A sentire l’artista, a volte sembra che il contenuto shock delle sue opere sia accidentale, secondario, quasi un espediente. “[In Oh, Charley…] ho lottato con il modo di ottenere un gruppo scultoreo figurativo contemporaneo come quelli di Bernini, o come I borghesi di Calais di Rodin. Ovviamente, non potevo fare il consiglio comunale di Los Angeles. Non ha fondamento contemporaneo, non avrebbe funzionato.
Così l’idea di un’orgia, di masturbazione, di sesso di gruppo reale/virtuale, tutte le questioni dell’identità – tutto ciò mi ha aiutato a unificare le figure. […] Sì, la ripetizione dell’immagine aiuta a unificarlo”. Un problema di forma, insomma; come se i manichini nudi e copulanti di Oh, Charley… potessero essere paragonati al gioco astratto di piani e linee di Early One Morning di Caro (1962), l’opera-cult di Ray, talmente adorata dallo scultore americano che si è fatto ritrarre accanto ad essa sulla copertina della sua monografia più importante.
Al momento, Ray ha appena concluso una retrospettiva all’Astrup Fearnley Museet di Oslo. Includeva anche quello che è forse il suo capolavoro, Unpainted Sculpture (1996), l’opera in cui le componenti della sua complessa visione artistica trovano un equilibrio perfetto.

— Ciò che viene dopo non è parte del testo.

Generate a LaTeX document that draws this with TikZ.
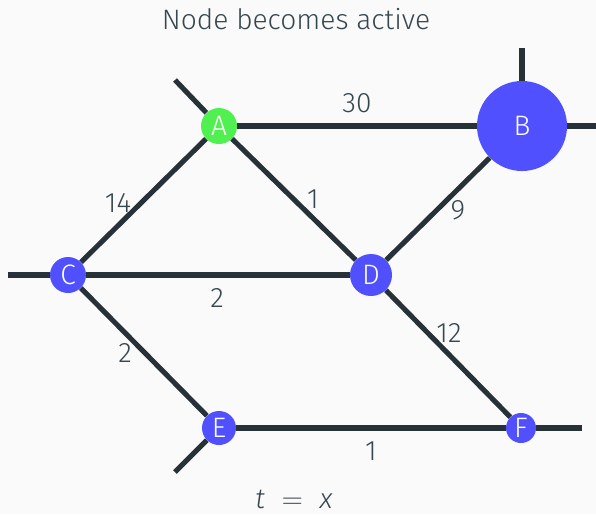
\documentclass[tikz,border=0pt]{standalone}
\usepackage{fontspec}
\setmainfont{Fira Sans}[UprightFont=* Light, ItalicFont=* Light Italic]
\usepackage{tikz}
\definecolor{bg}{HTML}{FAFAFA}
\definecolor{edgec}{HTML}{263238}
\definecolor{textc}{HTML}{37474F}
\definecolor{nodeblue}{HTML}{5050FF}
\definecolor{nodegreen}{HTML}{50F050}

\begin{document}
\begin{tikzpicture}[x=0.025cm, y=-0.025cm, font=\fontsize{20}{24}\selectfont,
	vert/.style={circle, fill=nodeblue, text=white, inner sep=0pt},
	wgt/.style={text=textc, inner sep=1pt},
	edge/.style={draw=edgec, line width=3.6pt}]
	\fill[bg] (0,0) rectangle (596,514);
	\useasboundingbox (0,0) rectangle (596,514);
	% stub ends
	\coordinate (sA) at (175,80);
	\coordinate (sB1) at (522,48);
	\coordinate (sB2) at (596,126);
	\coordinate (sC) at (8,275);
	\coordinate (sE) at (175,472);
	\coordinate (sF) at (582,428);
	% vertices
	\node[vert, fill=nodegreen, minimum size=0.9cm] (A) at (219,126) {A};
	\node[vert, minimum size=2.25cm] (B) at (522,126) {B};
	\node[vert, minimum size=0.9cm] (C) at (68,275) {C};
	\node[vert, minimum size=1.05cm] (D) at (371,275) {D};
	\node[vert, minimum size=0.85cm] (E) at (219,428) {E};
	\node[vert, minimum size=0.75cm] (F) at (521,428) {F};
	% edges
	\foreach \u/\v in {A/B, A/C, A/D, B/D, C/D, C/E, D/F, E/F, A/sA, B/sB1, B/sB2, C/sC, E/sE, F/sF}
		\draw[edge] (\u) -- (\v);
	% weights
	\node[wgt] (wAB) at (357,103) {30};
	\node[wgt] (wAC) at (118,203) {14};
	\node[wgt] (wAD) at (313,199) {1};
	\node[wgt] (wBD) at (458,210) {9};
	\node[wgt] (wCD) at (217,298) {2};
	\node[wgt] (wCE) at (125,353) {2};
	\node[wgt] (wDF) at (449,333) {12};
	\node[wgt] (wEF) at (371,451) {1};
	% captions
	\node[wgt] (title) at (296,19) {Node becomes active};
	\node[wgt] (time) at (294,499) {\textit{t}\hspace{0.6em}$=$\hspace{0.6em}\textit{x}};
\end{tikzpicture}
\end{document}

Quella che sembra la carcassa di un’auto fracassata è invece un suo doppio in resina grigia identico nei minimi dettagli, un calco 1:1 realizzato pezzo per pezzo, fin quasi alle singole viti che componevano l’originale.

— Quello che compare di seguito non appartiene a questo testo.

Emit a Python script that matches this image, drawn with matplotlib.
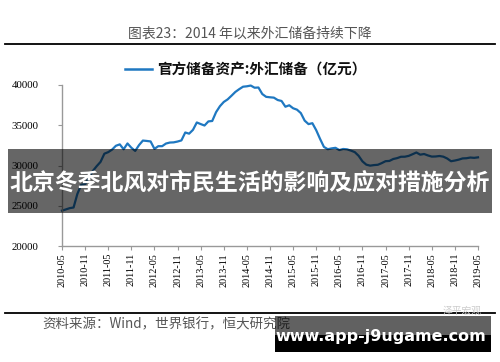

Un’impresa quasi folle, nella quale il contenuto emotivamente violento – l’auto era stata scelta da Ray perché aveva subito un incidente mortale per il passeggero – si sublima attraverso il lunghissimo lavoro artigianale, mentre il realismo diventa così minuzioso da trasformarsi in astrazione pura, “la versione platonica di un’auto fracassata”, come dice Ray.
Possiamo allora contemplare la complessa geometria creata dall’urto fatale con il distacco con cui guarderemmo una colata di piombo di Serra o l’equilibrio formale di una scultura di Caro (che Unpainted Sculpture omaggia nell’uso del monocromo per aumentare la coerenza formale dell’insieme). Di fronte a un’opera del genere, è legittima e comprensibile la dichiarazione d’amore per la scultura con cui Ray conclude la sua intervista del 1998: “La scultura ha il potenziale di essere incredibilmente hi-tech, moderna, più strana dei computer.
Ho avuto una fantasia un po’ folle che ho raccontato ai miei nipoti. Ho inventato una storia secondo la quale io sono in realtà una spia, e nelle mie sculture sono incorporate sequenze di informazioni che possono essere lette soltanto dalle persone che vanno in un museo e sono in grado di notare la scala di un polso rispetto a un pollice o a un altro dito; allora sono in grado di capire il folle significato che si trova in esse. I miei nipoti sanno che scherzo, naturalmente, ma la scultura ha davvero questo potenziale.
Scandisce in sequenza il tempo e lo spazio; ecco ciò che conta, in qualche modo. Non voglio suonare come una specie di nerd visionario perché non lo sono, davvero, non ho nessuna grandiosa illusione riguardo alla scultura, la mia è solo una specie di intuizione. E forse si afferra appena un millesimo del modo di realizzarla”.